Unbelief is a move in a game whose rules are set by believers. To deny the existence of God is to accept the categories of monotheism. As these categories fall into disuse, unbelief becomes uninteresting, and soon it is meaningless. Atheists say they want a secular world, but a world defined by the absence of the Christians’ god is still a Christian world. Secularism is like chastity, a condition defined by what it denies. If atheism has a future, it can only be in a Christian revival; but in fact Christianity and atheism are declining together.

Atheism is a late bloom of a Christian passion for truth. No pagan is ready to sacrifice the pleasure of life for the sake of mere truth. It is artful illusion, not unadorned reality, that they prize. Among the Greeks, the goal of philosophy was happiness or salvation, not truth. The worship of truth is a Christian cult.

The old pagans were right to shudder at the uncouth earnestness of the early Christians. None of the mystery religions in which the ancient world abounded claimed what Christians claimed – that all other faiths were in error. For that very reason, none of their followers could ever become an atheist. When Christians insisted that they alone possessed the truth they condemned the lush profusion of the pagan world with a damning finality.

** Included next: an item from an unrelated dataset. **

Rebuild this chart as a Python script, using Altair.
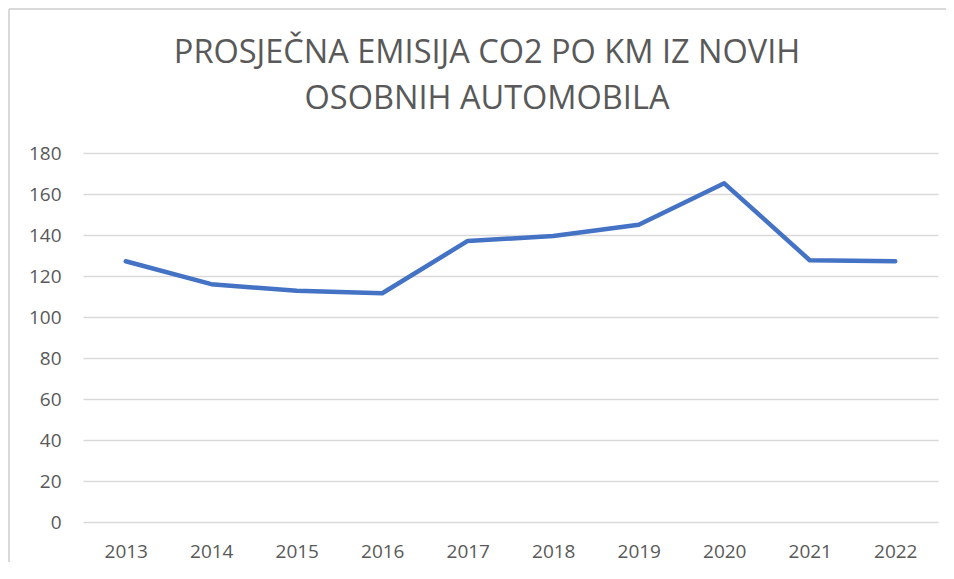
import altair as alt
import pandas as pd

years = ["2013", "2014", "2015", "2016", "2017", "2018", "2019", "2020", "2021", "2022"]
emission = [127.2, 116.0, 112.8, 111.6, 137.1, 139.5, 145.0, 165.2, 127.7, 127.2]
y_ticks = [0, 20, 40, 60, 80, 100, 120, 140, 160, 180]
title_lines = ["PROSJEČNA EMISIJA CO2 PO KM IZ NOVIH", "OSOBNIH AUTOMOBILA"]

df = pd.DataFrame({"year": years, "value": emission})
one = pd.DataFrame({"k": [0]})

FONT = "Liberation Sans Narrow, Open Sans, sans-serif"
GREY = "#595959"

base = alt.Chart(df)

line = base.mark_line(color="#4472C4", strokeWidth=4.5, strokeCap="round", strokeJoin="round").encode(
    x=alt.X("year:O", sort=years, scale=alt.Scale(paddingOuter=0.5, paddingInner=0),
            axis=alt.Axis(title=None, labelAngle=0, domain=False, ticks=False,
                          labelFontSize=19, labelColor=GREY, labelFont=FONT, labelPadding=20)),
    y=alt.Y("value:Q", scale=alt.Scale(domain=[0, 180], nice=False),
            axis=alt.Axis(title=None, values=y_ticks, domain=False, ticks=False,
                          labelFontSize=19, labelColor=GREY, labelFont=FONT, labelPadding=22,
                          grid=True, gridColor="#d9d9d9", gridWidth=1.5)),
)

title = alt.Chart(one).mark_text(
    font=FONT, fontSize=32.5, color=GREY, align="center", baseline="alphabetic", lineHeight=46
).encode(
    x=alt.value(404), y=alt.value(-90), text=alt.value(title_lines)
)

frame_left = alt.Chart(one).mark_rule(color="#d9d9d9", strokeWidth=2).encode(
    x=alt.value(-74), y=alt.value(-144), y2=alt.value(430)
)
frame_top = alt.Chart(one).mark_rule(color="#d9d9d9", strokeWidth=2).encode(
    x=alt.value(-74), x2=alt.value(880), y=alt.value(-144)
)

chart = alt.layer(frame_left, frame_top, line, title).properties(
    width=855,
    height=369,
    autosize=alt.AutoSizeParams(type="none"),
    padding={"left": 75, "top": 145, "right": 8, "bottom": 40},
).configure_view(stroke=None)

chart.save("out.html", embed_options={"renderer": "svg", "actions": False})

In a world of many gods, unbelief can never be total. It can only be rejection of one god and acceptance of another, or else – as in Epicurus and his followers – the conviction that the gods do not matter since they have long since ceased to bother about human affairs.

Christianity struck at the root of pagan tolerance of illusion. In claiming that there is only one true faith, it gave truth a supreme value it had not had before. It also made disbelief in the divine possible for the first time. The long-delayed consequence of Christian faith was an idolatry of truth that found its most complete expression in atheism. If we live in a world without gods, we have Christianity to thank for it.